● Requirement: Set each entry down verbatim, omitting images.

● Input for this task:
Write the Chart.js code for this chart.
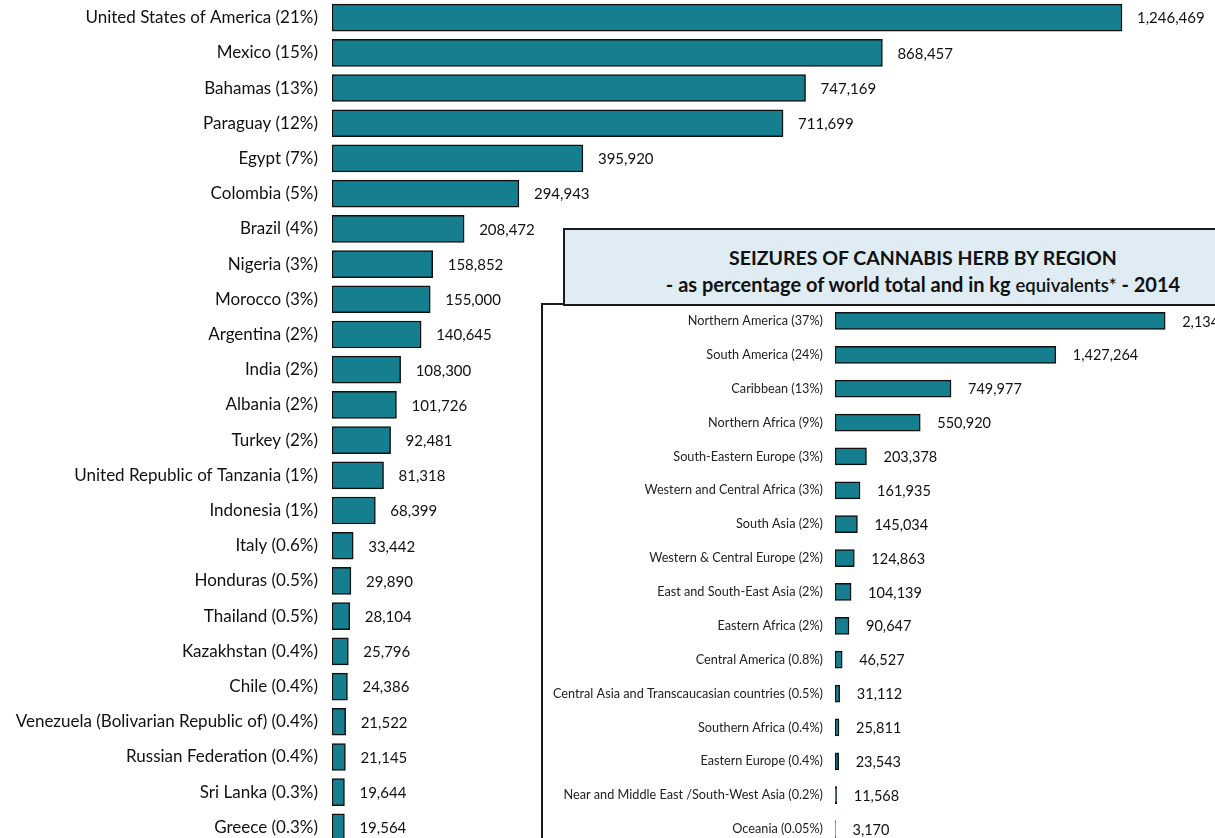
<!DOCTYPE html>
<html>
<head>
<meta charset="utf-8">
<script src="https://cdn.jsdelivr.net/npm/chart.js@4.4.1/dist/chart.umd.min.js"></script>
<style>
    html, body { margin: 0; padding: 0; background: #fff; overflow: hidden; width: 1215px; height: 838px; }
    #mainWrap { position: absolute; left: 0; top: 0; width: 1215px; height: 845px; }
    #insetBox { position: absolute; left: 541px; top: 303px; width: 720px; height: 600px;
        border: 2px solid #1a1a1a; background: #fff; }
    #insetWrap { position: absolute; left: 543px; top: 304px; width: 672px; height: 542px; }
    #titleBox { position: absolute; left: 563px; top: 228px; width: 720px; height: 74px;
        border: 2px solid #1a1a1a; background: #dfecf3; }
    #titleText { position: absolute; left: 563px; top: 245px; width: 720px; text-align: center;
        font-family: Lato, sans-serif; font-weight: bold; color: #111; }
    #titleText .l1 { font-size: 19.5px; line-height: 26px; }
    #titleText .l2 { font-size: 20px; line-height: 26px; }
    #titleText .sm { font-size: 18.5px; font-weight: 600; }
</style>
</head>
<body>
<div id="mainWrap"><canvas id="mainChart"></canvas></div>
<div id="insetBox"></div>
<div id="insetWrap"><canvas id="insetChart"></canvas></div>
<div id="titleBox"></div>
<div id="titleText">
    <div class="l1">SEIZURES OF CANNABIS HERB BY REGION</div>
    <div class="l2">- as percentage of world total and in kg <span class="sm">equivalents*</span> - 2014</div>
</div>
<script>
// countries, kg equivalents, 2014
const countries = [
    'United States of America (21%)', 'Mexico (15%)', 'Bahamas (13%)', 'Paraguay (12%)',
    'Egypt (7%)', 'Colombia (5%)', 'Brazil (4%)', 'Nigeria (3%)', 'Morocco (3%)',
    'Argentina (2%)', 'India (2%)', 'Albania (2%)', 'Turkey (2%)',
    'United Republic of Tanzania (1%)', 'Indonesia (1%)', 'Italy (0.6%)', 'Honduras (0.5%)',
    'Thailand (0.5%)', 'Kazakhstan (0.4%)', 'Chile (0.4%)',
    'Venezuela (Bolivarian Republic of) (0.4%)', 'Russian Federation (0.4%)',
    'Sri Lanka (0.3%)', 'Greece (0.3%)'
];
const countryValues = [
    1246469, 868457, 747169, 711699, 395920, 294943, 208472, 158852, 155000,
    140645, 108300, 101726, 92481, 81318, 68399, 33442, 29890, 28104, 25796,
    24386, 21522, 21145, 19644, 19564
];

// regions, kg equivalents, 2014
const regions = [
    'Northern America (37%)', 'South America (24%)', 'Caribbean (13%)', 'Northern Africa (9%)',
    'South-Eastern Europe (3%)', 'Western and Central Africa (3%)', 'South Asia (2%)',
    'Western & Central Europe (2%)', 'East and South-East Asia (2%)', 'Eastern Africa (2%)',
    'Central America (0.8%)', 'Central Asia and Transcaucasian countries (0.5%)',
    'Southern Africa (0.4%)', 'Eastern Europe (0.4%)',
    'Near and Middle East /South-West Asia (0.2%)', 'Oceania (0.05%)'
];
const regionValues = [
    2134000, 1427264, 749977, 550920, 203378, 161935, 145034, 124863, 104139,
    90647, 46527, 31112, 25811, 23543, 11568, 3170
];

const BAR_FILL = '#167f8f';
const FONT = 'Lato, sans-serif';

// draws the value right of each bar
const valueLabels = {
    id: 'valueLabels',
    afterDatasetsDraw(chart, args, opts) {
        const ctx = chart.ctx;
        const meta = chart.getDatasetMeta(0);
        ctx.save();
        ctx.font = opts.size + 'px ' + FONT;
        ctx.fillStyle = '#111';
        ctx.textAlign = 'left';
        ctx.textBaseline = 'middle';
        meta.data.forEach((bar, i) => {
            const v = chart.data.datasets[0].data[i];
            ctx.fillText(v.toLocaleString('en-US'), bar.x + opts.gap, bar.y + 1);
        });
        ctx.restore();
    }
};

function makeChart(id, labels, values, cfg) {
    return new Chart(document.getElementById(id), {
        type: 'bar',
        data: {
            labels: labels,
            datasets: [{
                data: values,
                backgroundColor: BAR_FILL,
                borderColor: '#111',
                borderWidth: 1.5,
                borderSkipped: false,
                barThickness: cfg.thickness
            }]
        },
        options: {
            indexAxis: 'y',
            responsive: true,
            maintainAspectRatio: false,
            animation: false,
            layout: { padding: 0 },
            plugins: {
                legend: { display: false },
                tooltip: { enabled: false },
                valueLabels: { size: cfg.valueSize, gap: cfg.gap }
            },
            scales: {
                x: { display: false, min: 0, max: cfg.max },
                y: {
                    // fixed label column, no extra space above/below the rows
                    afterFit: (scale) => {
                        scale.width = cfg.axisWidth;
                        scale.paddingTop = 0;
                        scale.paddingBottom = 0;
                    },
                    border: { display: false },
                    grid: { display: false, drawTicks: false },
                    ticks: {
                        padding: cfg.labelPad,
                        color: cfg.labelColor,
                        autoSkip: false,
                        font: { family: FONT, size: cfg.labelSize }
                    }
                }
            }
        },
        plugins: [valueLabels]
    });
}

makeChart('mainChart', countries, countryValues, {
    thickness: 27, max: 1393215, axisWidth: 332, labelPad: 14, labelSize: 17,
    labelColor: '#111', valueSize: 15, gap: 15
});
makeChart('insetChart', regions, regionValues, {
    thickness: 17, max: 2456000, axisWidth: 292, labelPad: 12, labelSize: 12.7,
    labelColor: '#222', valueSize: 14.5, gap: 17
});
</script>
</body>
</html>
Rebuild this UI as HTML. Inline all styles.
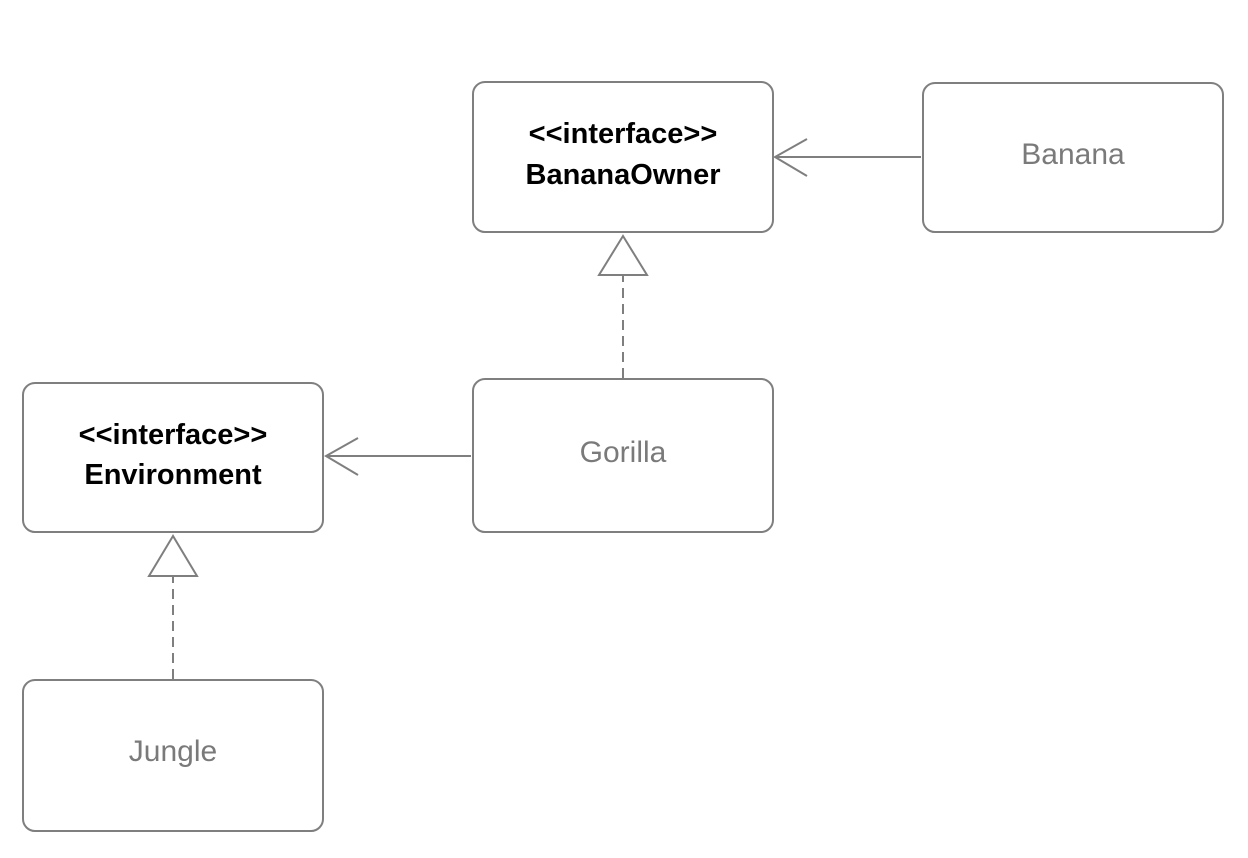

● Worked answer:
Write the Chart.js code for this chart.
<!DOCTYPE html>
<html>
<head>
<meta charset="utf-8">
<script src="https://cdn.jsdelivr.net/npm/chart.js@4.4.1/dist/chart.umd.min.js"></script>
<style>
    html, body { margin: 0; padding: 0; background: #fff; overflow: hidden; width: 1215px; height: 838px; }
    #mainWrap { position: absolute; left: 0; top: 0; width: 1215px; height: 845px; }
    #insetBox { position: absolute; left: 541px; top: 303px; width: 720px; height: 600px;
        border: 2px solid #1a1a1a; background: #fff; }
    #insetWrap { position: absolute; left: 543px; top: 304px; width: 672px; height: 542px; }
    #titleBox { position: absolute; left: 563px; top: 228px; width: 720px; height: 74px;
        border: 2px solid #1a1a1a; background: #dfecf3; }
    #titleText { position: absolute; left: 563px; top: 245px; width: 720px; text-align: center;
        font-family: Lato, sans-serif; font-weight: bold; color: #111; }
    #titleText .l1 { font-size: 19.5px; line-height: 26px; }
    #titleText .l2 { font-size: 20px; line-height: 26px; }
    #titleText .sm { font-size: 18.5px; font-weight: 600; }
</style>
</head>
<body>
<div id="mainWrap"><canvas id="mainChart"></canvas></div>
<div id="insetBox"></div>
<div id="insetWrap"><canvas id="insetChart"></canvas></div>
<div id="titleBox"></div>
<div id="titleText">
    <div class="l1">SEIZURES OF CANNABIS HERB BY REGION</div>
    <div class="l2">- as percentage of world total and in kg <span class="sm">equivalents*</span> - 2014</div>
</div>
<script>
// countries, kg equivalents, 2014
const countries = [
    'United States of America (21%)', 'Mexico (15%)', 'Bahamas (13%)', 'Paraguay (12%)',
    'Egypt (7%)', 'Colombia (5%)', 'Brazil (4%)', 'Nigeria (3%)', 'Morocco (3%)',
    'Argentina (2%)', 'India (2%)', 'Albania (2%)', 'Turkey (2%)',
    'United Republic of Tanzania (1%)', 'Indonesia (1%)', 'Italy (0.6%)', 'Honduras (0.5%)',
    'Thailand (0.5%)', 'Kazakhstan (0.4%)', 'Chile (0.4%)',
    'Venezuela (Bolivarian Republic of) (0.4%)', 'Russian Federation (0.4%)',
    'Sri Lanka (0.3%)', 'Greece (0.3%)'
];
const countryValues = [
    1246469, 868457, 747169, 711699, 395920, 294943, 208472, 158852, 155000,
    140645, 108300, 101726, 92481, 81318, 68399, 33442, 29890, 28104, 25796,
    24386, 21522, 21145, 19644, 19564
];

// regions, kg equivalents, 2014
const regions = [
    'Northern America (37%)', 'South America (24%)', 'Caribbean (13%)', 'Northern Africa (9%)',
    'South-Eastern Europe (3%)', 'Western and Central Africa (3%)', 'South Asia (2%)',
    'Western & Central Europe (2%)', 'East and South-East Asia (2%)', 'Eastern Africa (2%)',
    'Central America (0.8%)', 'Central Asia and Transcaucasian countries (0.5%)',
    'Southern Africa (0.4%)', 'Eastern Europe (0.4%)',
    'Near and Middle East /South-West Asia (0.2%)', 'Oceania (0.05%)'
];
const regionValues = [
    2134000, 1427264, 749977, 550920, 203378, 161935, 145034, 124863, 104139,
    90647, 46527, 31112, 25811, 23543, 11568, 3170
];

const BAR_FILL = '#167f8f';
const FONT = 'Lato, sans-serif';

// draws the value right of each bar
const valueLabels = {
    id: 'valueLabels',
    afterDatasetsDraw(chart, args, opts) {
        const ctx = chart.ctx;
        const meta = chart.getDatasetMeta(0);
        ctx.save();
        ctx.font = opts.size + 'px ' + FONT;
        ctx.fillStyle = '#111';
        ctx.textAlign = 'left';
        ctx.textBaseline = 'middle';
        meta.data.forEach((bar, i) => {
            const v = chart.data.datasets[0].data[i];
            ctx.fillText(v.toLocaleString('en-US'), bar.x + opts.gap, bar.y + 1);
        });
        ctx.restore();
    }
};

function makeChart(id, labels, values, cfg) {
    return new Chart(document.getElementById(id), {
        type: 'bar',
        data: {
            labels: labels,
            datasets: [{
                data: values,
                backgroundColor: BAR_FILL,
                borderColor: '#111',
                borderWidth: 1.5,
                borderSkipped: false,
                barThickness: cfg.thickness
            }]
        },
        options: {
            indexAxis: 'y',
            responsive: true,
            maintainAspectRatio: false,
            animation: false,
            layout: { padding: 0 },
            plugins: {
                legend: { display: false },
                tooltip: { enabled: false },
                valueLabels: { size: cfg.valueSize, gap: cfg.gap }
            },
            scales: {
                x: { display: false, min: 0, max: cfg.max },
                y: {
                    // fixed label column, no extra space above/below the rows
                    afterFit: (scale) => {
                        scale.width = cfg.axisWidth;
                        scale.paddingTop = 0;
                        scale.paddingBottom = 0;
                    },
                    border: { display: false },
                    grid: { display: false, drawTicks: false },
                    ticks: {
                        padding: cfg.labelPad,
                        color: cfg.labelColor,
                        autoSkip: false,
                        font: { family: FONT, size: cfg.labelSize }
                    }
                }
            }
        },
        plugins: [valueLabels]
    });
}

makeChart('mainChart', countries, countryValues, {
    thickness: 27, max: 1393215, axisWidth: 332, labelPad: 14, labelSize: 17,
    labelColor: '#111', valueSize: 15, gap: 15
});
makeChart('insetChart', regions, regionValues, {
    thickness: 17, max: 2456000, axisWidth: 292, labelPad: 12, labelSize: 12.7,
    labelColor: '#222', valueSize: 14.5, gap: 17
});
</script>
</body>
</html>
Rebuild this UI as HTML. Inline all styles.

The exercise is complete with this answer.